Nash-Betts won the Emmy for Outstanding Supporting Actress in a Limited or Anthology Series or Movie for her role as Glenda Cleveland in Netflix’s “Dahmer – Monster: The Jeffrey Dahmer Story.”
The win marked her first-ever Primetime Emmy win after earning five nominations at the award show over the course of her career.
On Monday, she held back tears as she thanked a handful of people following the win.
“And you know who I want to thank? I want to thank me,” Nash-Betts said amid thunderous applause and a show of smiles from the crowd.
“For believing in me and doing what they said I could not do, and I want to say to myself in front of all you beautiful people, ‘Go on girl with your bad self. You did that.’”
She ended her speech with a powerful message, saying: “Finally, I accept this award on behalf of every Black and brown woman who has gone unheard yet over-policed. Like Glenda Cleveland, like Sandra Bland, like Breonna Taylor. As an artist, my job is to speak truth to power, and baby I’mma do it till the day I die. Mama, I won.”
In remarks in the press room after the win, Nash-Betts said she was the “only one who knows what it cost me.”

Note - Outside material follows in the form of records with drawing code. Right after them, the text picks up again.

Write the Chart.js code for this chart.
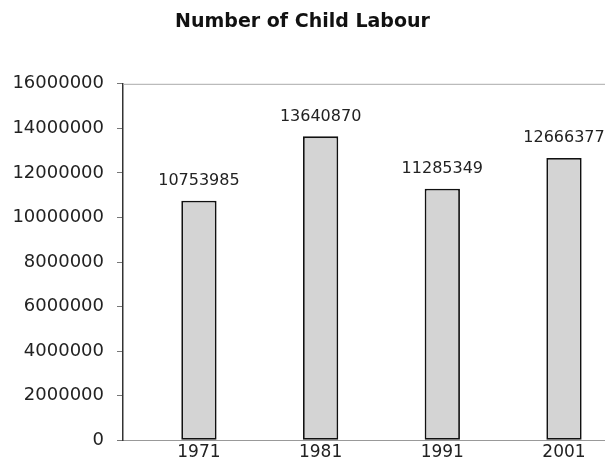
<!DOCTYPE html>
<html>
<head>
<meta charset="utf-8">
<script src="https://cdn.jsdelivr.net/npm/chart.js@4.4.0/dist/chart.umd.min.js"></script>
<style>
html,body{margin:0;padding:0;background:#fff;}
#wrap{width:605px;height:464px;position:relative;}
</style>
</head>
<body>
<div id="wrap"><canvas id="c" width="605" height="464"></canvas></div>
<script>
const years = ["1971", "1981", "1991", "2001"];
const childLabour = [10753985, 13640870, 11285349, 12666377];
const yMin = 0, yMax = 16000000, yStep = 2000000;

const FONT = '"DejaVu Sans", "Liberation Sans", Arial, sans-serif';

const points = years.map((y, i) => ({ x: i, y: childLabour[i] }));

const labelPlugin = {
  id: 'labels',
  afterDatasetsDraw(chart) {
    const ctx = chart.ctx;
    const meta = chart.getDatasetMeta(0);
    ctx.save();
    ctx.font = '16px ' + FONT;
    ctx.fillStyle = '#222';
    ctx.textAlign = 'center';
    ctx.textBaseline = 'bottom';
    meta.data.forEach((bar, i) => {
      ctx.fillText(String(childLabour[i]), bar.x, bar.y - 12);
    });
    ctx.restore();
  },
  beforeDatasetsDraw(chart) {
    const ctx = chart.ctx;
    const a = chart.chartArea;
    ctx.save();
    ctx.strokeStyle = '#aaa';
    ctx.lineWidth = 1;
    ctx.beginPath();
    ctx.moveTo(a.left, a.top + 0.5);
    ctx.lineTo(a.right, a.top + 0.5);
    ctx.stroke();
    ctx.restore();
  }
};

new Chart(document.getElementById('c'), {
  type: 'bar',
  data: {
    datasets: [{
      data: points,
      backgroundColor: '#d4d4d4',
      borderColor: '#111',
      borderWidth: 1.8,
      borderSkipped: false,
      categoryPercentage: 1.0,
      barPercentage: 0.29
    }]
  },
  options: {
    responsive: false,
    animation: false,
    layout: { padding: { left: 0, right: 0, top: 0, bottom: 0 } },
    plugins: {
      legend: { display: false },
      tooltip: { enabled: false },
      title: {
        display: true,
        text: 'Number of Child Labour',
        font: { family: FONT, size: 19, weight: 'bold' },
        color: '#111',
        padding: { top: 11, bottom: 50 }
      }
    },
    scales: {
      x: {
        type: 'linear',
        offset: false,
        min: -0.624,
        max: 3.337,
        grid: { display: false, drawTicks: false, offset: false },
        border: { display: true, color: '#999', width: 1 },
        ticks: {
          stepSize: 1,
          includeBounds: false,
          autoSkip: false,
          maxRotation: 0,
          font: { family: FONT, size: 17 },
          color: '#222',
          padding: 2,
          callback: v => (Number.isInteger(v) && years[v] !== undefined) ? years[v] : ''
        },
        afterFit: s => { s.height = 21.5; }
      },
      y: {
        min: yMin,
        max: yMax,
        grid: { drawOnChartArea: false, tickLength: 6, color: '#777' },
        border: { display: true, color: '#333', width: 1.5 },
        ticks: {
          stepSize: yStep,
          font: { family: FONT, size: 18 },
          color: '#222',
          padding: 13,
          callback: v => String(v)
        },
        afterFit: s => { s.width = 123; }
      }
    }
  },
  plugins: [labelPlugin]
});
</script>
</body>
</html>
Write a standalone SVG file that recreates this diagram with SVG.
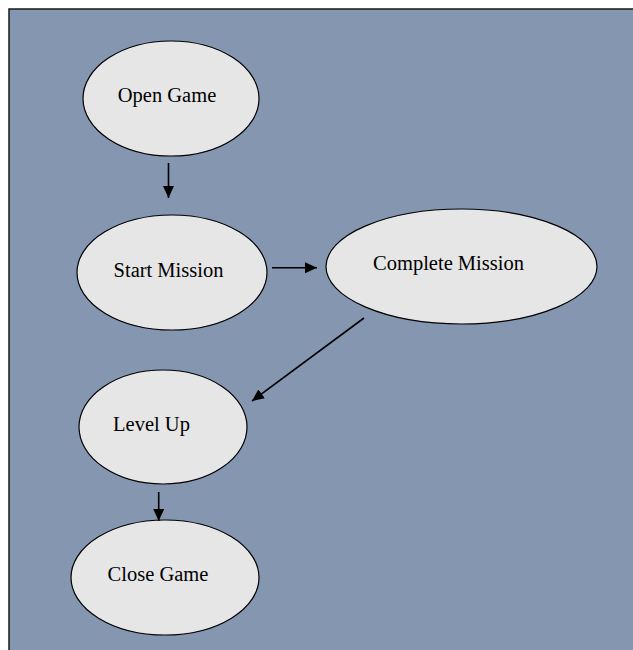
<svg xmlns="http://www.w3.org/2000/svg" width="633" height="650" viewBox="0 0 633 650">
<style>
.node ellipse{fill:#e6e6e6;stroke:#000;stroke-width:1.2}
.node text{font-family:"Liberation Serif","Times New Roman",serif;font-size:20.5px;fill:#000}
.conn line{stroke:#000;stroke-width:1.6;marker-end:url(#ah)}
</style>
<defs>
<marker id="ah" markerUnits="userSpaceOnUse" markerWidth="13" markerHeight="12" refX="12" refY="5.5" orient="auto">
<path d="M0,0 L12,5.5 L0,11 Z" fill="#000"/>
</marker>
</defs>
<rect x="9" y="9" width="640" height="660" fill="#8496b0" stroke="#1a1a1a" stroke-width="1.5"/>
<g id="open-game" class="node"><ellipse cx="171" cy="98.5" rx="88" ry="57.5"/><text x="167" y="102" text-anchor="middle">Open Game</text></g>
<g id="start-mission" class="node"><ellipse cx="172" cy="272.5" rx="95" ry="57.5"/><text x="168.5" y="277" text-anchor="middle">Start Mission</text></g>
<g id="complete-mission" class="node"><ellipse cx="461.5" cy="266.5" rx="135.5" ry="57.5"/><text x="448.5" y="270" text-anchor="middle">Complete Mission</text></g>
<g id="level-up" class="node"><ellipse cx="163" cy="427" rx="84" ry="57"/><text x="151.5" y="431" text-anchor="middle">Level Up</text></g>
<g id="close-game" class="node"><ellipse cx="165" cy="577.5" rx="94" ry="57.5"/><text x="158" y="581" text-anchor="middle">Close Game</text></g>
<g id="connectors" class="conn">
<line x1="168.5" y1="163" x2="168.5" y2="198"/>
<line x1="272" y1="267.7" x2="317" y2="267.7"/>
<line x1="364" y1="318" x2="252" y2="401"/>
<line x1="158.7" y1="492" x2="158.7" y2="521"/>
</g>
</svg>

“I’m the only one who knows how many nights I cried because I couldn’t be seen for a certain type of role,” she said. “I’m the one who knows what it’s like to go through a divorce on camera and you still have to pull up and show out.”
“And you still have to go home [because] you have children and a whole life. So, I’m proud of myself. I’m proud that I did something that people said I could not do because I believed in me. And sometimes people don’t believe in themselves. I hope my speech was a delicious invitation for people to do just that,” she continued. “Believe in yourself and congratulate yourself. Sometimes you’ve got to encourage – what? Yourself. And that’s why it’s not called ‘mama-esteem,’ ‘them-esteem,’ ‘us-esteem.’ It’s called ‘self-esteem’ — because don’t nobody got to believe it but you.”